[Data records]
******************************

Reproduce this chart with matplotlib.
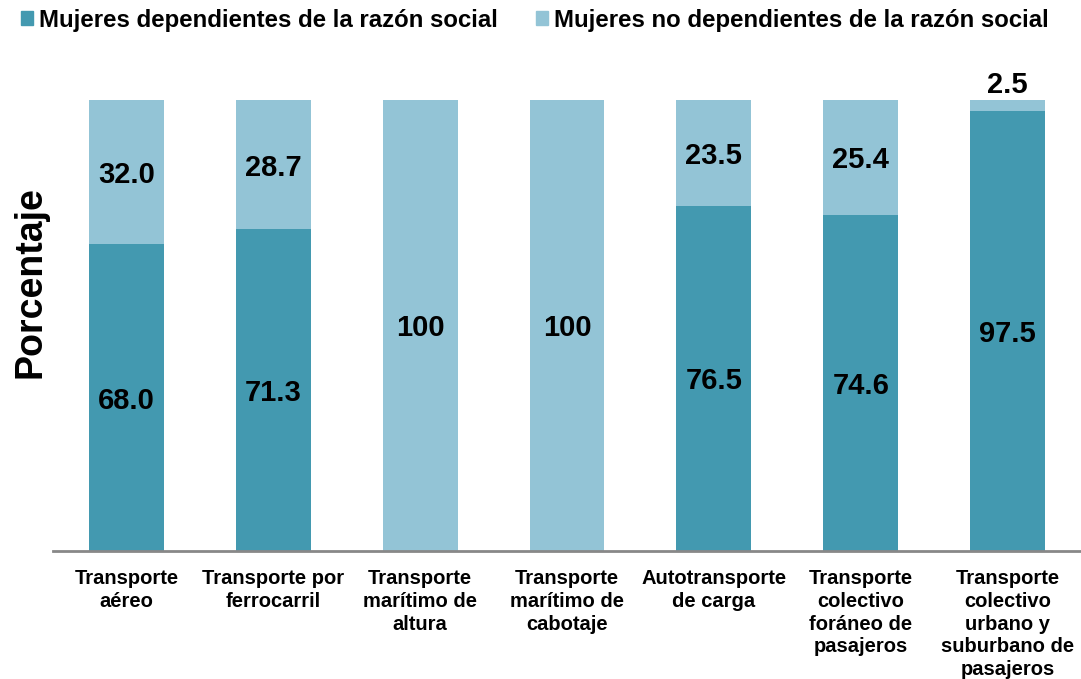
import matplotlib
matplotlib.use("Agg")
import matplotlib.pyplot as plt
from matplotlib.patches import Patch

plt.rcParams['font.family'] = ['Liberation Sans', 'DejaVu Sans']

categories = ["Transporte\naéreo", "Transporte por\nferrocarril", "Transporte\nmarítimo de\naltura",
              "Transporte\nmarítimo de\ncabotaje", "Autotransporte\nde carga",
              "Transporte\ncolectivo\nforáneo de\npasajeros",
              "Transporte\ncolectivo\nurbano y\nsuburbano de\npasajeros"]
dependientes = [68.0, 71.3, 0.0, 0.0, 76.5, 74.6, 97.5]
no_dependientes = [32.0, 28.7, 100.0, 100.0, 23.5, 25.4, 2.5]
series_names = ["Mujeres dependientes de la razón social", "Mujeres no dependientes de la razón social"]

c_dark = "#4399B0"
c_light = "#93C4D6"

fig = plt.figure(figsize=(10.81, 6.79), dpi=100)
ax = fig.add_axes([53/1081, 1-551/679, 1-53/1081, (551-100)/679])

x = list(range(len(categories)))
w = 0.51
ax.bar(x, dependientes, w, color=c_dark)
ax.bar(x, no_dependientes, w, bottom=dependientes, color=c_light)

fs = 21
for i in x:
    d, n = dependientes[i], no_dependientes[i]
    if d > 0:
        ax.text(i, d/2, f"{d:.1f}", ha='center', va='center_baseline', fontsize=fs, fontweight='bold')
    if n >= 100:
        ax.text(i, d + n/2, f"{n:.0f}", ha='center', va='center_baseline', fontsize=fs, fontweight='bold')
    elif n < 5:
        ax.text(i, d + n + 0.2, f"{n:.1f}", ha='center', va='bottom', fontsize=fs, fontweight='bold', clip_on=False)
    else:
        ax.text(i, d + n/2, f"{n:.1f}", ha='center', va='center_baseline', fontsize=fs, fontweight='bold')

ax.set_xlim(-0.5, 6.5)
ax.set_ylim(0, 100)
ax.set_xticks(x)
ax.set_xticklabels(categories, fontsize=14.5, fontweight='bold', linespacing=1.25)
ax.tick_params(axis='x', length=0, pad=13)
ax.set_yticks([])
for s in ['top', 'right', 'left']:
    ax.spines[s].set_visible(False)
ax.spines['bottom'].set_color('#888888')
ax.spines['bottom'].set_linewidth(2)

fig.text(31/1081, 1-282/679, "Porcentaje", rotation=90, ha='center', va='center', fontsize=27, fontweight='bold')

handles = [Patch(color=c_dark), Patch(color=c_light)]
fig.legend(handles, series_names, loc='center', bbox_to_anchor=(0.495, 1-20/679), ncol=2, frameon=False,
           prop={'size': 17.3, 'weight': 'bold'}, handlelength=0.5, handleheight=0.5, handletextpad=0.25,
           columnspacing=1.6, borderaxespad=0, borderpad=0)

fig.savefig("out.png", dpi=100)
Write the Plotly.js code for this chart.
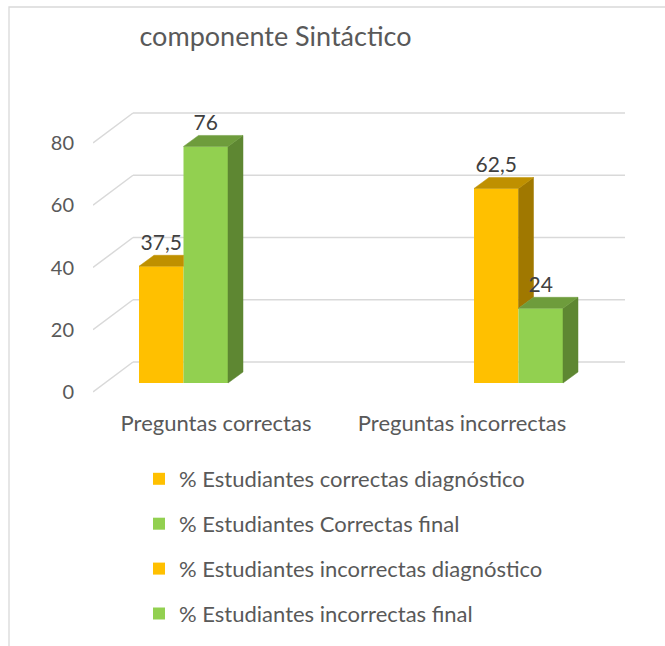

******************************

▸ What you need to do
Output every entry exactly as given; pictures are not part of the copy.

▸ Answer to the problem
Reproduce this chart with matplotlib.
import matplotlib
matplotlib.use("Agg")
import matplotlib.pyplot as plt
from matplotlib.patches import Patch

plt.rcParams['font.family'] = ['Liberation Sans', 'DejaVu Sans']

categories = ["Transporte\naéreo", "Transporte por\nferrocarril", "Transporte\nmarítimo de\naltura",
              "Transporte\nmarítimo de\ncabotaje", "Autotransporte\nde carga",
              "Transporte\ncolectivo\nforáneo de\npasajeros",
              "Transporte\ncolectivo\nurbano y\nsuburbano de\npasajeros"]
dependientes = [68.0, 71.3, 0.0, 0.0, 76.5, 74.6, 97.5]
no_dependientes = [32.0, 28.7, 100.0, 100.0, 23.5, 25.4, 2.5]
series_names = ["Mujeres dependientes de la razón social", "Mujeres no dependientes de la razón social"]

c_dark = "#4399B0"
c_light = "#93C4D6"

fig = plt.figure(figsize=(10.81, 6.79), dpi=100)
ax = fig.add_axes([53/1081, 1-551/679, 1-53/1081, (551-100)/679])

x = list(range(len(categories)))
w = 0.51
ax.bar(x, dependientes, w, color=c_dark)
ax.bar(x, no_dependientes, w, bottom=dependientes, color=c_light)

fs = 21
for i in x:
    d, n = dependientes[i], no_dependientes[i]
    if d > 0:
        ax.text(i, d/2, f"{d:.1f}", ha='center', va='center_baseline', fontsize=fs, fontweight='bold')
    if n >= 100:
        ax.text(i, d + n/2, f"{n:.0f}", ha='center', va='center_baseline', fontsize=fs, fontweight='bold')
    elif n < 5:
        ax.text(i, d + n + 0.2, f"{n:.1f}", ha='center', va='bottom', fontsize=fs, fontweight='bold', clip_on=False)
    else:
        ax.text(i, d + n/2, f"{n:.1f}", ha='center', va='center_baseline', fontsize=fs, fontweight='bold')

ax.set_xlim(-0.5, 6.5)
ax.set_ylim(0, 100)
ax.set_xticks(x)
ax.set_xticklabels(categories, fontsize=14.5, fontweight='bold', linespacing=1.25)
ax.tick_params(axis='x', length=0, pad=13)
ax.set_yticks([])
for s in ['top', 'right', 'left']:
    ax.spines[s].set_visible(False)
ax.spines['bottom'].set_color('#888888')
ax.spines['bottom'].set_linewidth(2)

fig.text(31/1081, 1-282/679, "Porcentaje", rotation=90, ha='center', va='center', fontsize=27, fontweight='bold')

handles = [Patch(color=c_dark), Patch(color=c_light)]
fig.legend(handles, series_names, loc='center', bbox_to_anchor=(0.495, 1-20/679), ncol=2, frameon=False,
           prop={'size': 17.3, 'weight': 'bold'}, handlelength=0.5, handleheight=0.5, handletextpad=0.25,
           columnspacing=1.6, borderaxespad=0, borderpad=0)

fig.savefig("out.png", dpi=100)
Write the Plotly.js code for this chart.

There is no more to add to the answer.